The large elements are a little over 25 ohms, and small ones are 45 ohms.
 
For battery discharge I first just used 12v fans but they take 0.5a each. Toaster wire is 0.48ohms resistance per inch you can use a lot of different items stove top coils would have been good to have or hair dryer hair curler clothes iron. I am going to make my own heated clothing for the winter with some ultra thin vape coil wire an inch is 2.7 ohms but its not insulated which is not good for skin burn safety, the meter leads are 0.3ohms I have 600 feet of 38ga nichrome 80 to use up heated handlebars if I treat myself nice.

E-HP said:
If you have an old electric stove, then make a harness with this and an XT-90.
https://www.homedepot.com/p/Partsmaster-Range-Receptacle-PM17X104/100135001

The large elements are a little over 25 ohms, and small ones are 45 ohms.
 
calab said:
For battery discharge I first just used 12v fans but they take 0.5a each. Toaster wire is 0.48ohms resistance per inch you can use a lot of different items stove top coils would have been good to have or hair dryer hair curler clothes iron. I am going to make my own heated clothing for the winter with some ultra thin vape coil wire an inch is 2.7 ohms but its not insulated which is not good for skin burn safety, the meter leads are 0.3ohms I have 600 feet of 38ga nichrome 80 to use up heated handlebars if I treat myself nice.

E-HP said:
If you have an old electric stove, then make a harness with this and an XT-90.
https://www.homedepot.com/p/Partsmaster-Range-Receptacle-PM17X104/100135001

The large elements are a little over 25 ohms, and small ones are 45 ohms.
Just responding to the original post/issue of reducing your battery 1 or 2 volts, since doing so at a couple of amps will cause less voltage sag, so easier to get to the voltage you want. I higher current might show a 2V drop as soon as you hook it up, so harder to monitor the actual drop except through trial and error. The stove coils are just about the right resistance, and no fans needed; just bring your battery to the kitchen. :thumb:
 
E-HP said:
The stove coils are just about the right resistance, and no fans needed; just bring your battery to the kitchen. :thumb:

I have a few old stove elements kept around specifically for battery load tests. You can parallel as many of them as you like for higher loads.

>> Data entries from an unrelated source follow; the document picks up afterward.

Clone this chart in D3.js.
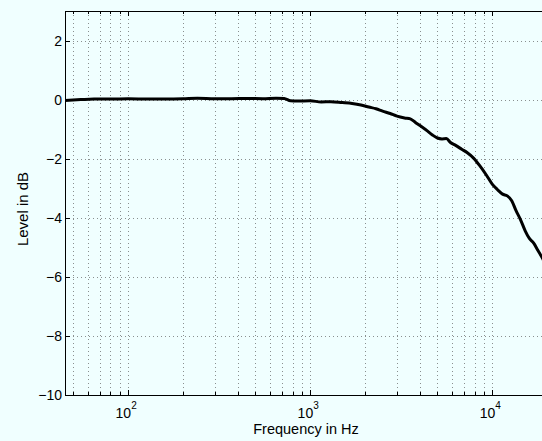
<!DOCTYPE html>
<html>
<head>
<meta charset="utf-8">
<script src="https://cdn.jsdelivr.net/npm/d3@7"></script>
<style>
  body { margin: 0; background: #f0ffff; }
  svg { display: block; }
  text { font-family: "Liberation Sans", Arial, Helvetica, sans-serif; fill: #000; }
</style>
</head>
<body>
<script>
// frequency response
const freq = [45, 55, 65, 80, 100, 130, 160, 200, 240, 300, 370, 450, 550, 650, 720, 780, 850, 1000,
  1150, 1300, 1500, 1700, 1900, 2100, 2300, 2500, 2750, 3000, 3300, 3550, 3800, 4100, 4400, 4700,
  5000, 5300, 5600, 5900, 6300, 6800, 7300, 7900, 8500, 9300, 10000, 10700, 11400, 12100, 12800,
  13500, 14300, 15200, 16000, 16900, 17800, 18800, 20000];
const level = [-0.03, 0.0, 0.02, 0.02, 0.03, 0.02, 0.02, 0.03, 0.05, 0.03, 0.03, 0.04, 0.03, 0.05, 0.04,
  -0.04, -0.05, -0.04, -0.08, -0.07, -0.1, -0.13, -0.18, -0.25, -0.31, -0.39, -0.47, -0.56, -0.62,
  -0.65, -0.78, -0.92, -1.06, -1.2, -1.3, -1.33, -1.32, -1.45, -1.55, -1.68, -1.8, -1.98, -2.22,
  -2.56, -2.86, -3.05, -3.2, -3.26, -3.42, -3.75, -4.06, -4.45, -4.7, -4.86, -5.1, -5.35, -5.7];

const yTicks = [-10, -8, -6, -4, -2, 0, 2];
const xMajor = [100, 1000, 10000];
const xExp = ['2', '3', '4'];
const xMinor = [50, 60, 70, 80, 90, 200, 300, 400, 500, 600, 700, 800, 900,
  2000, 3000, 4000, 5000, 6000, 7000, 8000, 9000];

const W = 542, H = 441;
const mLeft = 65, mRight = 547, mTop = 11, mBottom = 395;

const svg = d3.select('body').append('svg')
  .attr('width', W)
  .attr('height', H);

svg.append('rect')
  .attr('width', W).attr('height', H)
  .attr('fill', '#f0ffff');

const x = d3.scaleLog().domain([45, 20000]).range([mLeft, mRight]);
const y = d3.scaleLinear().domain([-10, 3]).range([mBottom, mTop]);

svg.append('clipPath').attr('id', 'clip')
  .append('rect')
  .attr('x', mLeft).attr('y', mTop)
  .attr('width', mRight - mLeft).attr('height', mBottom - mTop);

// grid, dotted
const grid = svg.append('g')
  .attr('stroke', '#8a8f8f')
  .attr('stroke-width', 1)
  .attr('stroke-dasharray', '1,3');

grid.selectAll('line.v')
  .data(xMajor.concat(xMinor)).enter()
  .append('line')
  .attr('x1', d => Math.round(x(d)) + 0.5)
  .attr('x2', d => Math.round(x(d)) + 0.5)
  .attr('y1', mTop)
  .attr('y2', mBottom);

grid.selectAll('line.h')
  .data(yTicks.filter(d => d > -10)).enter()
  .append('line')
  .attr('y1', d => Math.round(y(d)) + 0.5)
  .attr('y2', d => Math.round(y(d)) + 0.5)
  .attr('x1', mLeft)
  .attr('x2', mRight);

// axes box
const box = svg.append('g').attr('stroke', '#000').attr('stroke-width', 1);
box.append('line').attr('x1', mLeft + 0.5).attr('x2', mLeft + 0.5).attr('y1', mTop).attr('y2', mBottom + 0.5);
box.append('line').attr('x1', mLeft).attr('x2', mRight).attr('y1', mBottom + 0.5).attr('y2', mBottom + 0.5);
box.append('line').attr('x1', mLeft).attr('x2', mRight).attr('y1', mTop + 0.5).attr('y2', mTop + 0.5);

// ticks (inward, like matlab)
yTicks.forEach(d => {
  const yy = Math.round(y(d)) + 0.5;
  box.append('line').attr('x1', mLeft).attr('x2', mLeft + 5).attr('y1', yy).attr('y2', yy);
});
xMajor.forEach(d => {
  const xx = Math.round(x(d)) + 0.5;
  box.append('line').attr('x1', xx).attr('x2', xx).attr('y1', mBottom).attr('y2', mBottom - 5);
  box.append('line').attr('x1', xx).attr('x2', xx).attr('y1', mTop).attr('y2', mTop + 5);
});
xMinor.forEach(d => {
  const xx = Math.round(x(d)) + 0.5;
  box.append('line').attr('x1', xx).attr('x2', xx).attr('y1', mBottom).attr('y2', mBottom - 3);
  box.append('line').attr('x1', xx).attr('x2', xx).attr('y1', mTop).attr('y2', mTop + 3);
});

// y tick labels
svg.selectAll('text.yt')
  .data(yTicks).enter()
  .append('text')
  .attr('x', mLeft - 3)
  .attr('y', d => y(d) + 5)
  .attr('text-anchor', 'end')
  .attr('font-size', 14)
  .text(d => d < 0 ? '\u2212' + Math.abs(d) : d);

// x tick labels 10^n
xMajor.forEach((d, i) => {
  const t = svg.append('text')
    .attr('x', x(d) - 2)
    .attr('y', 418)
    .attr('text-anchor', 'middle')
    .attr('font-size', 14);
  t.append('tspan').text('10');
  t.append('tspan').attr('font-size', 10).attr('dy', -9).text(xExp[i]);
});

// axis titles
svg.append('text')
  .attr('x', 306)
  .attr('y', 434)
  .attr('text-anchor', 'middle')
  .attr('font-size', 14.5)
  .text('Frequency in Hz');

svg.append('text')
  .attr('transform', 'translate(28,209) rotate(-90)')
  .attr('text-anchor', 'middle')
  .attr('font-size', 15)
  .text('Level in dB');

// response curve
const line = d3.line()
  .x((d, i) => x(freq[i]))
  .y(d => y(d))
  .curve(d3.curveMonotoneX);

svg.append('path')
  .datum(level)
  .attr('clip-path', 'url(#clip)')
  .attr('fill', 'none')
  .attr('stroke', '#000')
  .attr('stroke-width', 3)
  .attr('stroke-linejoin', 'round')
  .attr('d', line);
</script>
</body>
</html>
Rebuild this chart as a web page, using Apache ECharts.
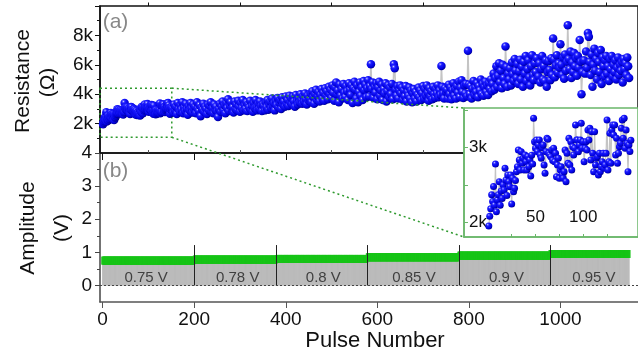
<!DOCTYPE html>
<html><head><meta charset="utf-8">
<script src="https://cdn.jsdelivr.net/npm/echarts@6/dist/echarts.min.js"></script>
<style>html,body{margin:0;padding:0;background:#fff}#c{width:638px;height:358px}</style>
</head><body><div id="c"></div>
<script>
// ---------- data ----------
const xMajorTicks = [0, 200, 400, 600, 800, 1000];
const xMinorTicks = [100, 300, 500, 700, 900, 1100];
const ampTicks = [0, 1, 2, 3, 4];
const ampMinorTicks = [0.5, 1.5, 2.5, 3.5];
const insetXLabels = [50, 100];
const insetXTicks = [25, 50, 75, 100, 125];
const insetYLabels = [2000, 3000];
const insetYTicks = [2000, 2500, 3000, 3500];

// resistance (ohm), pulses 1..150 (one per pulse)
const resEarly = [
1950,2080,2180,2370,2280,2480,2230,2780,2140,2300,
2370,2545,2230,2420,2320,2500,2433,2724,2567,2360,
2634,2545,2477,2634,2245,2590,2410,2455,2560,2678,
2745,2969,2835,2700,2947,2790,2858,2701,2902,2812,
2701,2880,2745,2835,2620,2900,2780,3394,3080,2992,
3103,2947,3036,3103,2902,2860,3000,3036,2768,2657,
2947,3126,3112,2925,2902,2880,2969,2830,2992,2812,
2925,2611,2768,2858,2590,2701,2745,2634,2590,2678,
2969,2545,2925,2790,3126,2768,3080,2701,3013,2902,
2992,3304,3103,3103,2947,3036,3103,3327,2992,3080,
2812,2992,3080,2969,3237,3103,3260,2835,3215,2925,
2678,3215,2768,2858,2880,2634,2925,2678,2745,2812,
2925,2724,2768,2925,3371,2701,2812,3193,2790,3237,
3304,3170,3304,2902,3126,2790,2925,3013,3058,3260,
3371,3126,3394,2992,3237,3058,2678,3036,2950,3100];

// later pulses: each block holds every 2nd pulse after its start
const lateStep = 2;
const lateStarts = [150, 250, 350, 450, 550, 650, 750, 850, 950, 1050];
const res150 = [3050,2750,3300,2900,3150,2650,3400,3000,2800,3250,2950,3450,2700,3100,2850,3350,3000,2600,3200,2900,3400,3050,2750,3300,2950,3150,2700,3450,3000,2850,3250,2500,3100,2950,3350,2800,3150,3000,2650,3300,2900,3200,3450,2800,3050,2700,3300,2950,3150,2850];
const res250 = [2450,3000,3350,2800,3150,3500,2900,3250,2700,3400,3050,3650,2850,3200,3450,2950,3100,2750,3500,3000,3300,2900,3550,3150,2800,3400,3050,3600,2900,3250,3000,3450,2850,3300,3100,3550,2950,3200,2800,3400,3050,3600,3150,2900,3350,3000,3500,3200,2850,3300];
const res350 = [3200,2900,3450,3100,3600,2950,3300,3500,3050,3700,3200,3400,2900,3550,3250,3750,3100,3400,3600,3000,3800,3300,3500,3150,3850,3350,3600,3200,3900,3450,3700,3300,3850,3500,3150,3950,3550,3300,3750,3450,4000,3600,3350,3850,3500,4050,3650,3300,3900,3550];
const res450 = [3700,4050,3450,4200,3800,3350,4000,4300,3600,3850,4150,3500,3950,4350,3700,4100,3550,4400,3900,4200,3650,4500,4000,4300,3750,4600,4100,3550,4450,4800,4000,4250,3450,4650,3900,4350,3700,4700,4100,3800,4550,4200,3600,4750,4300,3950,4600,3400,4400,4850];
const res550 = [4300,3700,4600,3450,4150,4800,3900,4450,3600,4900,4250,4650,3800,4400,4950,3850,4550,6030,4350,4800,3750,4500,4100,4750,3650,4450,4850,3900,4250,4650,3600,4350,4050,4750,3500,4200,4600,3800,4450,4000,4700,3650,6030,5760,4300,3900,4550,3700,4250,4600];
const res650 = [4050,4450,3600,4250,3850,4550,3500,4150,3900,4450,3700,4250,3450,4050,4350,3700,4150,3500,3950,4450,3800,4250,3600,4050,4550,3700,4350,3900,4600,4100,3550,4400,3850,4200,3650,4500,4000,3750,4350,4050,4600,3800,4250,3950,5920,4500,4050,3700,4400,4150];
const res750 = [4300,3700,4650,4000,4450,3650,4250,4750,3900,4350,3700,4550,4100,4850,3800,4450,4950,4150,3750,4600,4050,4700,3850,6950,4650,4000,4550,3700,4350,4900,3950,4450,4150,4750,3800,4550,4250,5000,4000,4700,3900,4500,4850,4150,4600,3950,4750,4350,5000,4200];
const res850 = [4700,5400,4300,5100,5900,4500,5250,6100,4800,5600,4400,6000,5100,4700,7250,5850,4500,5400,5000,5750,4600,6150,5350,4900,6400,5600,5100,6050,4700,5550,6350,5000,5850,4500,6200,5400,6600,4900,5700,6300,5150,4600,5900,6650,5300,4950,6100,5500,6450,5000];
const res950 = [5200,6100,4800,5700,6600,5000,5900,4900,6300,4500,5500,6250,5650,4950,6450,5300,7790,6350,5150,5950,6650,5450,6100,5800,7400,6000,5300,6500,5050,6700,5600,6200,8690,6400,5700,6900,5100,6150,5500,6800,5900,6450,5250,6600,5800,7680,6200,4000,5500,6300];
const res1050 = [6300,5400,6900,5800,8170,7900,6200,5300,6700,4500,6000,7100,5600,6400,5000,6800,6200,5500,7000,4700,6500,5900,5200,6300,6600,5400,5900,4900,6400,5700,6600,5200,6000,5500,6300,5000,5800,6500,5300,6000,5600,6200,4800,6400,5700,6100,5300,6500,5900,5100];
const lateBlocks = [res150,res250,res350,res450,res550,res650,res750,res850,res950,res1050];

// pulse amplitude program (V)
const ampStarts = [0, 200, 380, 578, 778, 977];
const ampValues = [0.75, 0.78, 0.8, 0.85, 0.9, 0.95];
const ampLastPulse = 1150;
const ampLabels = ['0.75 V', '0.78 V', '0.8 V', '0.85 V', '0.9 V', '0.95 V'];
const ampLabelPulses = [95, 295, 482, 680, 882, 1073];
const ampLabelLevel = 0.24;

// zoomed window marked in panel (a)
const zoomPulse = [-5.8, 151];
const zoomRes = [1070, 4410];

// ---------- build ----------
const mainData = resEarly.map((v, i) => [i + 1, v]);
lateBlocks.forEach((blk, b) => blk.forEach((v, i) => mainData.push([lateStarts[b] + lateStep * (i + 1), v])));
const insetData = resEarly.map((v, i) => [i + 1, v]);

const ampData = [];
for (let p = 0; p <= ampLastPulse; p++) {
  let s = 0;
  for (let k = 0; k < ampStarts.length; k++) if (p >= ampStarts[k]) s = k;
  ampData.push([p, ampValues[s]]);
}
const sepLines = ampStarts.slice(1).map(p => [{coord: [p, 0]}, {coord: [p, 1.22]}]);

const FONT = 'Liberation Sans, Arial, sans-serif';
const GREEN = '#6ab66a';
const ball = {type: 'radial', x: 0.35, y: 0.3, r: 0.72, colorStops: [
  {offset: 0, color: '#e4e4ff'}, {offset: 0.1, color: '#7272ff'},
  {offset: 0.3, color: '#1a1aff'}, {offset: 0.8, color: '#0000d8'}, {offset: 1, color: '#00008c'}]};

const XMIN = -5.8, XMAX = 1169.4;
const chart = echarts.init(document.getElementById('c'), null, {renderer: 'canvas'});
const tickLbl = {fontFamily: FONT, fontSize: 19, color: '#111'};

const option = {
  animation: false,
  backgroundColor: '#fff',
  grid: [
    {left: 100, top: 6, width: 548, height: 147, show: true, borderColor: '#111', borderWidth: 1.5, backgroundColor: 'transparent'},
    {left: 100, top: 153, width: 548, height: 149},
    {left: 464, top: 108, width: 184, height: 129, show: true, z: 5, backgroundColor: '#fff', borderColor: GREEN, borderWidth: 1.5}
  ],
  xAxis: [
    {gridIndex: 0, type: 'value', min: XMIN, max: XMAX, splitLine: {show: false},
     axisLine: {onZero: false, lineStyle: {color: '#111', width: 1.5}},
     axisTick: {customValues: xMajorTicks, length: 7, lineStyle: {color: '#111'}}, axisLabel: {show: false}},
    {gridIndex: 0, type: 'value', min: XMIN, max: XMAX, splitLine: {show: false},
     axisLine: {show: false, onZero: false},
     axisTick: {customValues: xMinorTicks, length: 3.5, lineStyle: {color: '#111'}}, axisLabel: {show: false}},
    {gridIndex: 1, type: 'value', min: XMIN, max: XMAX, splitLine: {show: false},
     axisLine: {onZero: false, lineStyle: {color: '#555', width: 1.5}},
     axisTick: {customValues: xMajorTicks, length: 6, lineStyle: {color: '#555'}},
     axisLabel: Object.assign({customValues: xMajorTicks, margin: 8, formatter: v => String(v)}, tickLbl)},
    {gridIndex: 1, type: 'value', min: XMIN, max: XMAX, splitLine: {show: false},
     axisLine: {show: false, onZero: false},
     axisTick: {customValues: xMinorTicks, length: 3, lineStyle: {color: '#555'}}, axisLabel: {show: false}},
    {gridIndex: 2, type: 'value', min: -25, max: 157.5, z: 6, splitLine: {show: false},
     axisLine: {onZero: false, lineStyle: {color: GREEN, width: 1.5}},
     axisTick: {inside: true, customValues: insetXTicks, length: 3, lineStyle: {color: GREEN}},
     axisLabel: {inside: true, customValues: insetXLabels, margin: 11, fontFamily: FONT, fontSize: 17, color: '#111'}}
  ],
  yAxis: [
    {gridIndex: 0, type: 'value', min: 0, max: 10000, interval: 2000, position: 'left', splitLine: {show: false},
     axisLine: {show: true, onZero: false, lineStyle: {color: '#111', width: 1.5}},
     axisTick: {show: true, length: 5, lineStyle: {color: '#111'}},
     minorTick: {show: true, splitNumber: 2, length: 3, lineStyle: {color: '#111'}},
     axisLabel: Object.assign({showMinLabel: false, showMaxLabel: false, margin: 7, formatter: v => (v / 1000) + 'k'}, tickLbl)},
    {gridIndex: 1, type: 'value', min: -0.5, max: 4, position: 'left', offset: 0, splitLine: {show: false},
     axisLine: {show: true, onZero: false, lineStyle: {color: '#444', width: 1.5}},
     axisTick: {show: true, customValues: ampTicks, length: 5, lineStyle: {color: '#444'}},
     axisLabel: Object.assign({customValues: ampTicks, margin: 8}, tickLbl)},
    {gridIndex: 1, type: 'value', min: -0.5, max: 4, position: 'left', offset: 0, splitLine: {show: false},
     axisLine: {show: false, onZero: false},
     axisTick: {show: true, customValues: ampMinorTicks, length: 3, lineStyle: {color: '#444'}}, axisLabel: {show: false}},
    {gridIndex: 2, type: 'value', min: 1803, max: 3532, position: 'left', z: 6, splitLine: {show: false},
     axisLine: {show: true, onZero: false, lineStyle: {color: GREEN, width: 1.5}},
     axisTick: {show: true, inside: true, customValues: insetYTicks, length: 4, lineStyle: {color: GREEN}},
     axisLabel: {inside: true, customValues: insetYLabels, margin: 5, fontFamily: FONT, fontSize: 17, color: '#111', formatter: v => (v / 1000) + 'k'}}
  ],
  series: [
    {type: 'line', xAxisIndex: 0, yAxisIndex: 0, data: mainData, z: 2,
     symbol: 'circle', symbolSize: 8.5, showAllSymbol: true,
     itemStyle: {color: ball}, lineStyle: {color: '#c4c4c4', width: 1.5},
     markArea: {silent: true, data: [[{coord: [zoomPulse[0], zoomRes[1]]}, {coord: [zoomPulse[1], zoomRes[0]]}]],
       itemStyle: {color: 'rgba(0,0,0,0)', borderColor: '#2f9a2f', borderWidth: 1.5, borderType: [2, 3]}}},
    {type: 'line', xAxisIndex: 4, yAxisIndex: 3, data: insetData, z: 7,
     symbol: 'circle', symbolSize: 7, showAllSymbol: true,
     itemStyle: {color: ball}, lineStyle: {color: '#c4c4c4', width: 1.2}},
    {type: 'bar', xAxisIndex: 2, yAxisIndex: 1, data: ampData, barWidth: 1, z: 2,
     itemStyle: {color: '#bababa'},
     markLine: {silent: true, symbol: 'none', label: {show: false},
       data: sepLines.concat([{yAxis: 0, lineStyle: {color: '#444', type: [2, 2], width: 1}}]),
       lineStyle: {color: '#222', width: 1, type: 'solid'}}},
    {type: 'scatter', xAxisIndex: 2, yAxisIndex: 1, data: ampData, z: 3,
     symbol: 'rect', symbolSize: [3, 8], itemStyle: {color: '#16c416'}},
    {type: 'scatter', xAxisIndex: 2, yAxisIndex: 1, z: 4, symbolSize: 0,
     data: ampLabels.map((t, i) => ({name: t, value: [ampLabelPulses[i], ampLabelLevel]})),
     label: {show: true, position: 'inside', formatter: p => p.name, fontFamily: FONT, fontSize: 15, color: '#222'}}
  ]
};
chart.setOption(option);

const a1 = chart.convertToPixel({seriesIndex: 0}, [zoomPulse[1], zoomRes[1]]);
const a2 = chart.convertToPixel({seriesIndex: 0}, [zoomPulse[1], zoomRes[0]]);
const b1 = chart.convertToPixel({seriesIndex: 1}, [-25, 3532]);
const b2 = chart.convertToPixel({seriesIndex: 1}, [-25, 1803]);
const dot = {stroke: '#2f9a2f', lineWidth: 1.5, lineDash: [2, 3]};
const txt = (t, x, y, size, rot, color) => ({type: 'text', x, y, rotation: rot, z: 20,
  style: {text: t, fontFamily: FONT, fontSize: size, fill: color || '#111', align: 'center', verticalAlign: 'middle'}});
chart.setOption({graphic: [
  {type: 'line', z: 10, shape: {x1: a1[0], y1: a1[1], x2: b1[0], y2: b1[1]}, style: dot},
  {type: 'line', z: 10, shape: {x1: a2[0], y1: a2[1], x2: b2[0], y2: b2[1]}, style: dot},
  txt('Resistance', 23.5, 81, 21, Math.PI / 2),
  txt('(Ω)', 48, 82.5, 21, Math.PI / 2),
  txt('Amplitude', 28.5, 228, 21, Math.PI / 2),
  txt('(V)', 62.5, 228, 21, Math.PI / 2),
  txt('Pulse Number', 375, 341, 22, 0),
  txt('(a)', 115.5, 22.5, 21, 0, '#888'),
  txt('(b)', 115.5, 171.5, 21, 0, '#888')
]});
</script></body></html>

They do get pretty warm even on a 36v pack, so I recommend mounting it so that it doesn't touch anything while in use. As you get closer to whatever voltage the stove was designed to operate on, they'll be even hotter (like turning up the knob on the stove), so you can do serious damage with one if not mounted away from things to prevent that.

BTW, if you remove the connecting bracket between the element ends where it would plug into the stove, you can spread the contacts apart or bring them together just enough to be able to directly plug one of these into the slots of an ebike battery that has that type of connector for a slide-in mounting plate.


An old toaster oven makes a "safer" load of this general type, as it is already enclosed and "heat safe". If the electronics / thermostat in it can't operate on DC or on the voltage you are using, you can bypass them by directly connecting the elements to the cable you will operate the test from.

There are usually four single-bar elements inside one; some have two U-shaped elements, etc. Sometimes the bottom pair are seriesed originally, someitmes paralleled with each other (same for the top). If you parallel the elements instead, you'll get twice the current. If you run both top and bottom elements paralleled, you'll get twice the current, too. (so four times the current if all elements are paralleled, if none were originally).